* **Dataset**
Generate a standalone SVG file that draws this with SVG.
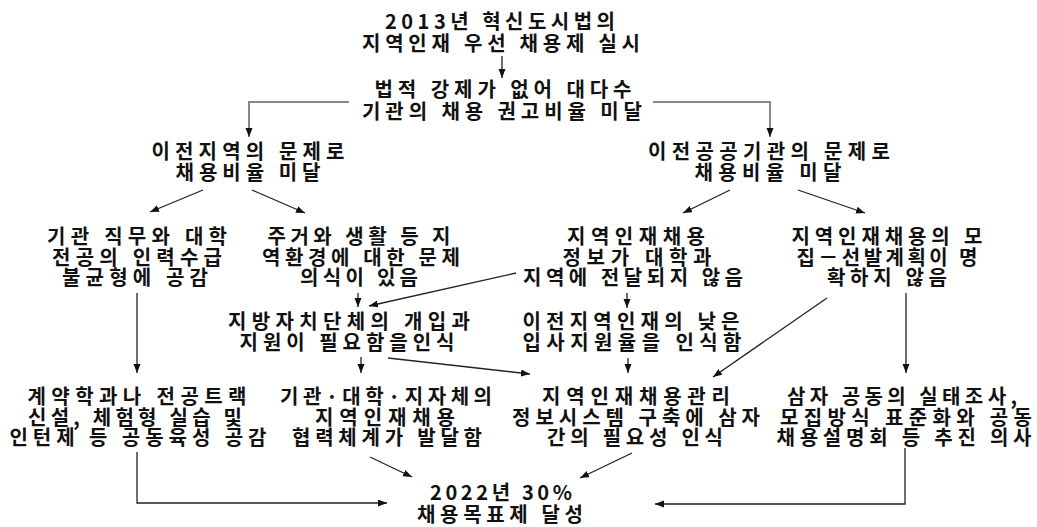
---
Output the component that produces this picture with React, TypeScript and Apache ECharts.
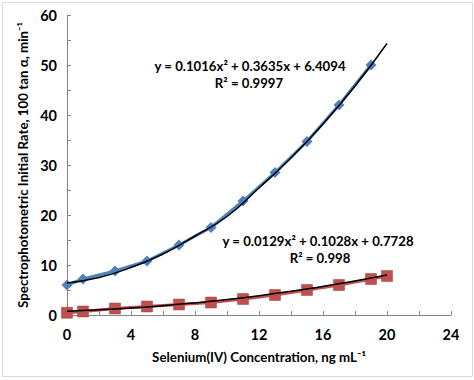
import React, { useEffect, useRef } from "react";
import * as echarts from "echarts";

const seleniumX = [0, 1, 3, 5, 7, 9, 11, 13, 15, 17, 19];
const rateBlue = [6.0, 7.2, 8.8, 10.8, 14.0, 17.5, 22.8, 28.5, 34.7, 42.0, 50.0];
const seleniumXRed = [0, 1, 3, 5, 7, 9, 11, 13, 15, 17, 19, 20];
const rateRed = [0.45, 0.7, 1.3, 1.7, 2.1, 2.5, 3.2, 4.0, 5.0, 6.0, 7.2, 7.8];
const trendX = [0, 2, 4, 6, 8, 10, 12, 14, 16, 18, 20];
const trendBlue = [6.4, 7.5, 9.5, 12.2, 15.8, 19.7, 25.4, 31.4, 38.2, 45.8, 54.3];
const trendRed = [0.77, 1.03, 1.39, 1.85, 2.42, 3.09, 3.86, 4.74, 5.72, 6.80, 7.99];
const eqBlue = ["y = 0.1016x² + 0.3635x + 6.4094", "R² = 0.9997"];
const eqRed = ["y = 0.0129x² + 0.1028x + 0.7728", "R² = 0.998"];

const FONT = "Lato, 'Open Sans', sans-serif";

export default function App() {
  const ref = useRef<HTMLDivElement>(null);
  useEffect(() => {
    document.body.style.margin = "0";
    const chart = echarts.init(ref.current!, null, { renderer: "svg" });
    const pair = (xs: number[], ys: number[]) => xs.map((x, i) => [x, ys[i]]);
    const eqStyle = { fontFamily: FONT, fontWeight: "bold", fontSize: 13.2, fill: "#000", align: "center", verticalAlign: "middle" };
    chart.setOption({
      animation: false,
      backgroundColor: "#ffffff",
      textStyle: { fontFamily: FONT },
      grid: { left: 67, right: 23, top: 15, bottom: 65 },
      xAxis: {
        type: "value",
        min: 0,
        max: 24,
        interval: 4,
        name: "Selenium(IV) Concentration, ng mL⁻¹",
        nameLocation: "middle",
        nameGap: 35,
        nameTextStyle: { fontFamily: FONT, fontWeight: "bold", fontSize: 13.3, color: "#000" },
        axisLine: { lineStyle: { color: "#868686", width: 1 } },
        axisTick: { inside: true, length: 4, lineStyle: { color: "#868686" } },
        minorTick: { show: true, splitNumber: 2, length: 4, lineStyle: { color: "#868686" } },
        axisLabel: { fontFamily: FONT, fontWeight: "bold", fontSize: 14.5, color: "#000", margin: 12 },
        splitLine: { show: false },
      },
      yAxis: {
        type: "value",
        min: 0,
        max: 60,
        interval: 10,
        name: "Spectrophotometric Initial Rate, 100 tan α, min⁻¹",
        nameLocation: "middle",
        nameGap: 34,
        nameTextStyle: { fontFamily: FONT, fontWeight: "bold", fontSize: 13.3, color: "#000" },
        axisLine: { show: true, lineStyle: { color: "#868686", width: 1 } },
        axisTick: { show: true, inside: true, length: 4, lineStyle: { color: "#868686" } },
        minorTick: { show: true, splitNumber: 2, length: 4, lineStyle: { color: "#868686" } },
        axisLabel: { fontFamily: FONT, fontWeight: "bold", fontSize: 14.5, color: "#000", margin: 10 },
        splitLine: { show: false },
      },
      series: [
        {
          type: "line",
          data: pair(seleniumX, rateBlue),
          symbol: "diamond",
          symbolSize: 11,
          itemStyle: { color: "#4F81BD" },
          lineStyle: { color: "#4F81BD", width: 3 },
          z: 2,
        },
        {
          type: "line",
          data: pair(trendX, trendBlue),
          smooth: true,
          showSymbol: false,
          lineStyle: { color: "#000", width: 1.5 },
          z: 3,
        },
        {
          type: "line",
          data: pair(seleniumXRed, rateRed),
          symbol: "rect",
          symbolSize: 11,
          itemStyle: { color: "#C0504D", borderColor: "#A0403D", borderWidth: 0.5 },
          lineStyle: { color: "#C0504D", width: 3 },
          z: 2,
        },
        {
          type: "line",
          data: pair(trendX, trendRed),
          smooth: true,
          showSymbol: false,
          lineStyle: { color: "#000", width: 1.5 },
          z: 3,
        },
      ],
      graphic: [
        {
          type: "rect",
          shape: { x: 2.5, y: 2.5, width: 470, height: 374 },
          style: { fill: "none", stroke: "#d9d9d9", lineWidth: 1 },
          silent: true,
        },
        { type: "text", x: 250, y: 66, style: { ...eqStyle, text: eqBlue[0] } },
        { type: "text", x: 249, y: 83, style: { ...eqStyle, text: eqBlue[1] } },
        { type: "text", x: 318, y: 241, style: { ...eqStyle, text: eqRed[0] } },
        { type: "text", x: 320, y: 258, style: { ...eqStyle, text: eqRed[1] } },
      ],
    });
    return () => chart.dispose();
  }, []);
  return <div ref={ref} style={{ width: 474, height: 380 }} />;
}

* **Task to carry out**
Reply with nothing but the number of lines in the data above that contain "React".

* **Exercise response**
2